Campus faculty and instructors have created ways to tackle and address academic dishonesty during remote learning in fall and spring 2020.
Rhea Sood, a campus sophomore who took Chemistry 1A during fall 2020, said students took advantage of the class’s end-of-lecture quizzes, which were graded for completion. Sood said some students uploaded blank pages or used answers from previous quizzes.
“With the whole virtual semester, it’s a lot easier for students to cheat on tests, especially when you’re taking them online,” Sood said.
An anonymous student who took Data 8 in spring 2021 was accused of academic dishonesty on the final exam. The student, who requested anonymity out of fear of retribution, said the course staff offered accused students a choice between a 10% penalty on their overall grades or an escalation. The student said their biggest issue with the accusation was that they were deemed “guilty until proven innocent.”
At the start of remote learning in spring 2020, the Academic Senate offered guidance regarding best practices for remote examinations, including proctoring suggestions and alternatives to traditional exams, such as take-home essays. They published the recommendations April 2.
As remote learning continued into summer and fall, a number of classes began proctoring exams via Zoom. Computer Science 161 had students join a Zoom meeting with cameras on using a secondary device during exams. If course staff noticed anything suspicious, the student would be given a subsequent “oral quiz” where the student explained their answers, according to CS 161 lecturer Nicholas Weaver.
“This allows us to both do a policy that’s low stress for the students and critically is able to handle exceptions without just going directly to ‘the student cheated,’ ” Weaver said. “Instead, we’re going to follow up and double-check things.”
CS 161 also developed a penalty policy. Weaver said if a student was caught cheating on a project worth 50 points, they would receive a score of 50 points below zero. This was because if the student received a zero, cheating would still be the “rational” option according to Weaver. They calculated rationality by multiplying the potential score received through cheating with the probability of being caught. Weaver added that CS 61C also followed the same policy.
Justin Pau, a campus junior who took CS 61C in the fall, said it seemed like more students were fine with being recorded compared to when he took CS 70 during the summer. Pau added that the course staff from CS 70 were “really stressing the students out” as they threatened to give students a zero on the exam if students “messed up” the recording.

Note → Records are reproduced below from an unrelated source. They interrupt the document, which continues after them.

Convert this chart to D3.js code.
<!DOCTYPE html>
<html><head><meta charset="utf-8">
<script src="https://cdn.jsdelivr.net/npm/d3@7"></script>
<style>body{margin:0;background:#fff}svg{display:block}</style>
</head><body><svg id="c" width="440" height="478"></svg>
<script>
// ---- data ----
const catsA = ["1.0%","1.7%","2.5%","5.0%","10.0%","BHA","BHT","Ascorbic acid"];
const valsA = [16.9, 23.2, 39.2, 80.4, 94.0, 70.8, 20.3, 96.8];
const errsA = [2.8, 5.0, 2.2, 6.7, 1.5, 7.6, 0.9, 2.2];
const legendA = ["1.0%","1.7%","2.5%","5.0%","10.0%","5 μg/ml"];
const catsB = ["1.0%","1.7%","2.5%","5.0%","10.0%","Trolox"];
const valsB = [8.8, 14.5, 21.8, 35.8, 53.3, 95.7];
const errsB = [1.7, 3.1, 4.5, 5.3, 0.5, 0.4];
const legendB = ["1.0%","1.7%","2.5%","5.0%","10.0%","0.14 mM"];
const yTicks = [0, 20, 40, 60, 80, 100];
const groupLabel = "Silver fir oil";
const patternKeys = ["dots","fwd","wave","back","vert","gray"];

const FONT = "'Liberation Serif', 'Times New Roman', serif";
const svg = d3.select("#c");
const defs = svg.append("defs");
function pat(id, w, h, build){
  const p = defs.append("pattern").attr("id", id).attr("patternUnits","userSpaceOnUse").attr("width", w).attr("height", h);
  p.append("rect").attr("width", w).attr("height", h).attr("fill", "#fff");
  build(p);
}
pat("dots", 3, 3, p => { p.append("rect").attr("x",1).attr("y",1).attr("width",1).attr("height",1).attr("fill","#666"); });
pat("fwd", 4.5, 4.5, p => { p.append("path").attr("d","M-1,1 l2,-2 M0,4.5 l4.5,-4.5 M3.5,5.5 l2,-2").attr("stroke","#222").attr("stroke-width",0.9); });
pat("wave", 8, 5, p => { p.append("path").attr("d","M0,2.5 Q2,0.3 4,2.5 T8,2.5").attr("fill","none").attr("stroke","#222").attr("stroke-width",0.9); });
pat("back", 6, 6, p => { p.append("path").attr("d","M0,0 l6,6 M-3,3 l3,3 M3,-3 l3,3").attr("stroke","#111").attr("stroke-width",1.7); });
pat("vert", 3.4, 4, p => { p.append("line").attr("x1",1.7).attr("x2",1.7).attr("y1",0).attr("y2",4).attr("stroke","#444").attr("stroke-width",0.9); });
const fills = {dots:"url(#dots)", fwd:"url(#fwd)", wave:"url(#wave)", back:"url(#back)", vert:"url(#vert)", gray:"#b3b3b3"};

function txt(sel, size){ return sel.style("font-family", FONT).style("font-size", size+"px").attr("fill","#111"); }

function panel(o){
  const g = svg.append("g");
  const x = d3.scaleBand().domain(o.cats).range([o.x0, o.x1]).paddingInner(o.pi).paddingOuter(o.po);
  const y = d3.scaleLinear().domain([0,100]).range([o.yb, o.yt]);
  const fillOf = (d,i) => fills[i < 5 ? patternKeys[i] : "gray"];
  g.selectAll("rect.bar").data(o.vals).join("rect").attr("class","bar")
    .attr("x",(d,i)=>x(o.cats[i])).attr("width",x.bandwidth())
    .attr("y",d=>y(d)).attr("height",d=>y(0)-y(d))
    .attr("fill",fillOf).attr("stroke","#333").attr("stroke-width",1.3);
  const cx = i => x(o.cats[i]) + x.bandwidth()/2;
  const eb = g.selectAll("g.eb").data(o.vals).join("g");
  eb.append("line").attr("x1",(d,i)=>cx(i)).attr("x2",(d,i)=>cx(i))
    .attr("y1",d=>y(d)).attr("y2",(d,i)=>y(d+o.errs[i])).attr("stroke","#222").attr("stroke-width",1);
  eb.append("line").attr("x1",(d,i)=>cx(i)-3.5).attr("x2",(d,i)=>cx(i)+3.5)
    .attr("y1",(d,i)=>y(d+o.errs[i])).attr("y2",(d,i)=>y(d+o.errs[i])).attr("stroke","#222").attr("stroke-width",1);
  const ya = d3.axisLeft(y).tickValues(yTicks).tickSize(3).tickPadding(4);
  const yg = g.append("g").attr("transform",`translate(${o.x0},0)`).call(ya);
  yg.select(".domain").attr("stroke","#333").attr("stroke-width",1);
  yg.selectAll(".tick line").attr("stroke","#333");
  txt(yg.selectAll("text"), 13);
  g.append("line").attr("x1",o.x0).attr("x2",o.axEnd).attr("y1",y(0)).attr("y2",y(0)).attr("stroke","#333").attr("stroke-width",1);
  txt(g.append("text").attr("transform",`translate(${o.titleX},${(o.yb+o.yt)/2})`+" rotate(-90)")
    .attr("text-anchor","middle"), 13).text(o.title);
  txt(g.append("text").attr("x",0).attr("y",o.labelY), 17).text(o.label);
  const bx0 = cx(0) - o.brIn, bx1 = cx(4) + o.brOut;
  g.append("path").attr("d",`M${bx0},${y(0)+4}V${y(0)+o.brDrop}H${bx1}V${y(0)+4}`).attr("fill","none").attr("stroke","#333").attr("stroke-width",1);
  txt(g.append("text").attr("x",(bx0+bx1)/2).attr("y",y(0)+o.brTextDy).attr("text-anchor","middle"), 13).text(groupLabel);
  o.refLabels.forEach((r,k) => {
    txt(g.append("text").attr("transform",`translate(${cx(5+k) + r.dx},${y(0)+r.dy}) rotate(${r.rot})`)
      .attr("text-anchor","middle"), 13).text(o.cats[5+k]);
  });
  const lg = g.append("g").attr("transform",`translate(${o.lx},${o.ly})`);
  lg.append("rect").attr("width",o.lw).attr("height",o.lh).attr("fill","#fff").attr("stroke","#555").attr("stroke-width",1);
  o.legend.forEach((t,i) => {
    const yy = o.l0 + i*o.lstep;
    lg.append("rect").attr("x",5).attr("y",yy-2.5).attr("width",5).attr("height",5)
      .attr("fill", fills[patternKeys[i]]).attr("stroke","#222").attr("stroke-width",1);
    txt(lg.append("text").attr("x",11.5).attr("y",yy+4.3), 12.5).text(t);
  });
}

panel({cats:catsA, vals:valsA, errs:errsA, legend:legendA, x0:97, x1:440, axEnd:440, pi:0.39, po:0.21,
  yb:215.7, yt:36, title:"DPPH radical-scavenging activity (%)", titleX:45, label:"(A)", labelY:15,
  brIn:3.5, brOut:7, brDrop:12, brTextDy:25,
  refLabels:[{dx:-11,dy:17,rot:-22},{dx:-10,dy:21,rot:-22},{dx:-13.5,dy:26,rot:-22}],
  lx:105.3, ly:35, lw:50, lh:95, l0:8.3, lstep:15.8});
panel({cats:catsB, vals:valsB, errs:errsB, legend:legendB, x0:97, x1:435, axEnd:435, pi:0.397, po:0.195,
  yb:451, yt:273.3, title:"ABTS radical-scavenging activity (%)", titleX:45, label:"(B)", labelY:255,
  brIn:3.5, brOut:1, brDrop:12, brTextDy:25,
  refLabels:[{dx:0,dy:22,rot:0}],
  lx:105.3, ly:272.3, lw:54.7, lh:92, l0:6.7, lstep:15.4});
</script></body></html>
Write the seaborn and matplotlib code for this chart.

“A lot of kids were not on board with it. They felt their privacy was violated,” Pau said. “Other students complained that they didn’t want to spend more money on tripods and stuff to hold the camera.”
Shobhana Stoyanov, a continuing lecturer in the department of statistics, changed her proctoring policies for Statistics 20 after students posted midterm questions to Chegg. For the final, Stoyanov said students had to record themselves. If the course staff suspected cheating, they would watch the student’s recording.
Stoyanov added that stress levels are very high on campus and that students may feel pressured to cheat. Stoyanov believes most students who do cheat feel bad about it afterward.
“People have pressures at Berkeley, I understand,” Stoyanov said. “But I go out of my way to catch (academic dishonesty) because it’s unfair to everyone else.”
Campus’s Haas School of Business implemented an online exam proctoring software called Honorlock that works in conjunction with bCourses quizzes, according to Fernando Corral, Senior Learning Technologies specialist at Haas. Corral said the program uses artificial intelligence detection software and online video proctoring while allowing instructors to customize security settings.
Haas began evaluating the program during fall 2020 and expanded its use through spring 2021, according to Corral. Haas plans to continue to use Honorlock on an “as-needed basis” as campus transitions back into in-person instruction.
“I think (academic dishonesty) has been greater (in the past year), but I fault the instructors for exam design,” Weaver said. “There were too many exams where the incentives were such that it would be irrational not to cheat.”